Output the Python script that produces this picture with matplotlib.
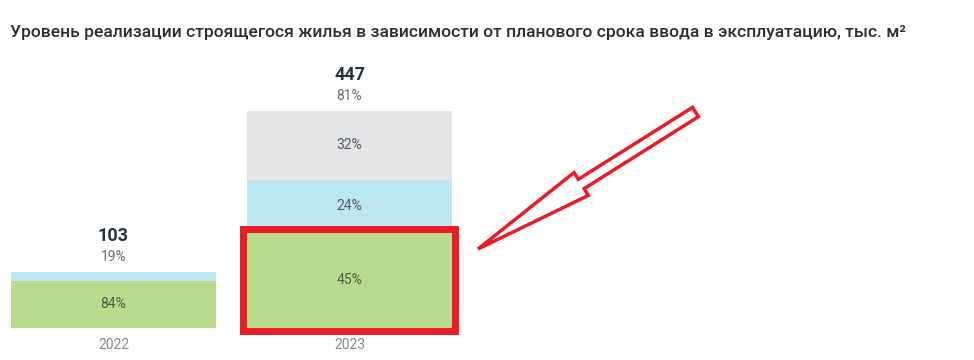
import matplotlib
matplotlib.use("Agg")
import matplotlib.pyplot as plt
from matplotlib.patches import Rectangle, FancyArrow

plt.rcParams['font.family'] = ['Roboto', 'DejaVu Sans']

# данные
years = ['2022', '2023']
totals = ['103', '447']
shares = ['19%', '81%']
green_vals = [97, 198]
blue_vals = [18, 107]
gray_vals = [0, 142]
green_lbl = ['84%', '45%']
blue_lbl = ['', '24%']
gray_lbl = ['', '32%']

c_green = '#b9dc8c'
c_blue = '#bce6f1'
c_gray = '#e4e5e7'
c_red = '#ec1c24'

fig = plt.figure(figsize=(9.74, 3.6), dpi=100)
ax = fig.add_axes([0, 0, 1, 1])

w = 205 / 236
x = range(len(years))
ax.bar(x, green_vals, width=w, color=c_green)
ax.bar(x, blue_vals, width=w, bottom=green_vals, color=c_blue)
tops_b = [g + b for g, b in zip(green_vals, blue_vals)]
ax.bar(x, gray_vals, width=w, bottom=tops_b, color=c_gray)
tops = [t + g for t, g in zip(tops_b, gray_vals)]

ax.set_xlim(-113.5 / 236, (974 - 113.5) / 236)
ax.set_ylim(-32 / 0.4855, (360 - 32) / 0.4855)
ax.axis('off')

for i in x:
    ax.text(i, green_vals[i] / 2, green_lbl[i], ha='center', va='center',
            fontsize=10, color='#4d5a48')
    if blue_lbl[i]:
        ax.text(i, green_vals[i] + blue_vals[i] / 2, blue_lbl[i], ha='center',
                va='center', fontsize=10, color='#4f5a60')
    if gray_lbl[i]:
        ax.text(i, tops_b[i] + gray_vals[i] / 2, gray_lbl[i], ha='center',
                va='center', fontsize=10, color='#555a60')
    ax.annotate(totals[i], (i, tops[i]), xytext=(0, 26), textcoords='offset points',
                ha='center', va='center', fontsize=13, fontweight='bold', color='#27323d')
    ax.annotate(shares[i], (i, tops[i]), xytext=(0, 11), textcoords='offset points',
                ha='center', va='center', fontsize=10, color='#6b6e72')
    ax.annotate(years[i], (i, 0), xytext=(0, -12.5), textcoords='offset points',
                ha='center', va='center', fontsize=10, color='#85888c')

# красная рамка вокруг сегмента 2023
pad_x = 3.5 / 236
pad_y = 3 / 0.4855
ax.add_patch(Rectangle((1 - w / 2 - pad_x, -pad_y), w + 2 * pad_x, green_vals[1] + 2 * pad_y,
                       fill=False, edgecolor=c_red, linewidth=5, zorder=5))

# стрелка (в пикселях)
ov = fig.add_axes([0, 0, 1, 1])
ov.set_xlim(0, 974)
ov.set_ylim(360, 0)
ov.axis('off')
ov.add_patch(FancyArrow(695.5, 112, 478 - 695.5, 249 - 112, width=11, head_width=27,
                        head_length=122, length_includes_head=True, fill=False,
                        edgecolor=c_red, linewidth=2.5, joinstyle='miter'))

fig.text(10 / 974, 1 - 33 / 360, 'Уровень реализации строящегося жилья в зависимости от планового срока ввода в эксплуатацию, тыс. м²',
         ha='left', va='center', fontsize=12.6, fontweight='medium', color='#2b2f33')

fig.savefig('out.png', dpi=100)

★ ★ ★ ★ ★

Except for the pictures, give all the material above again verbatim.

__SOLUTION TO THE PROBLEM__.
Output the Python script that produces this picture with matplotlib.
import matplotlib
matplotlib.use("Agg")
import matplotlib.pyplot as plt
from matplotlib.patches import Rectangle, FancyArrow

plt.rcParams['font.family'] = ['Roboto', 'DejaVu Sans']

# данные
years = ['2022', '2023']
totals = ['103', '447']
shares = ['19%', '81%']
green_vals = [97, 198]
blue_vals = [18, 107]
gray_vals = [0, 142]
green_lbl = ['84%', '45%']
blue_lbl = ['', '24%']
gray_lbl = ['', '32%']

c_green = '#b9dc8c'
c_blue = '#bce6f1'
c_gray = '#e4e5e7'
c_red = '#ec1c24'

fig = plt.figure(figsize=(9.74, 3.6), dpi=100)
ax = fig.add_axes([0, 0, 1, 1])

w = 205 / 236
x = range(len(years))
ax.bar(x, green_vals, width=w, color=c_green)
ax.bar(x, blue_vals, width=w, bottom=green_vals, color=c_blue)
tops_b = [g + b for g, b in zip(green_vals, blue_vals)]
ax.bar(x, gray_vals, width=w, bottom=tops_b, color=c_gray)
tops = [t + g for t, g in zip(tops_b, gray_vals)]

ax.set_xlim(-113.5 / 236, (974 - 113.5) / 236)
ax.set_ylim(-32 / 0.4855, (360 - 32) / 0.4855)
ax.axis('off')

for i in x:
    ax.text(i, green_vals[i] / 2, green_lbl[i], ha='center', va='center',
            fontsize=10, color='#4d5a48')
    if blue_lbl[i]:
        ax.text(i, green_vals[i] + blue_vals[i] / 2, blue_lbl[i], ha='center',
                va='center', fontsize=10, color='#4f5a60')
    if gray_lbl[i]:
        ax.text(i, tops_b[i] + gray_vals[i] / 2, gray_lbl[i], ha='center',
                va='center', fontsize=10, color='#555a60')
    ax.annotate(totals[i], (i, tops[i]), xytext=(0, 26), textcoords='offset points',
                ha='center', va='center', fontsize=13, fontweight='bold', color='#27323d')
    ax.annotate(shares[i], (i, tops[i]), xytext=(0, 11), textcoords='offset points',
                ha='center', va='center', fontsize=10, color='#6b6e72')
    ax.annotate(years[i], (i, 0), xytext=(0, -12.5), textcoords='offset points',
                ha='center', va='center', fontsize=10, color='#85888c')

# красная рамка вокруг сегмента 2023
pad_x = 3.5 / 236
pad_y = 3 / 0.4855
ax.add_patch(Rectangle((1 - w / 2 - pad_x, -pad_y), w + 2 * pad_x, green_vals[1] + 2 * pad_y,
                       fill=False, edgecolor=c_red, linewidth=5, zorder=5))

# стрелка (в пикселях)
ov = fig.add_axes([0, 0, 1, 1])
ov.set_xlim(0, 974)
ov.set_ylim(360, 0)
ov.axis('off')
ov.add_patch(FancyArrow(695.5, 112, 478 - 695.5, 249 - 112, width=11, head_width=27,
                        head_length=122, length_includes_head=True, fill=False,
                        edgecolor=c_red, linewidth=2.5, joinstyle='miter'))

fig.text(10 / 974, 1 - 33 / 360, 'Уровень реализации строящегося жилья в зависимости от планового срока ввода в эксплуатацию, тыс. м²',
         ha='left', va='center', fontsize=12.6, fontweight='medium', color='#2b2f33')

fig.savefig('out.png', dpi=100)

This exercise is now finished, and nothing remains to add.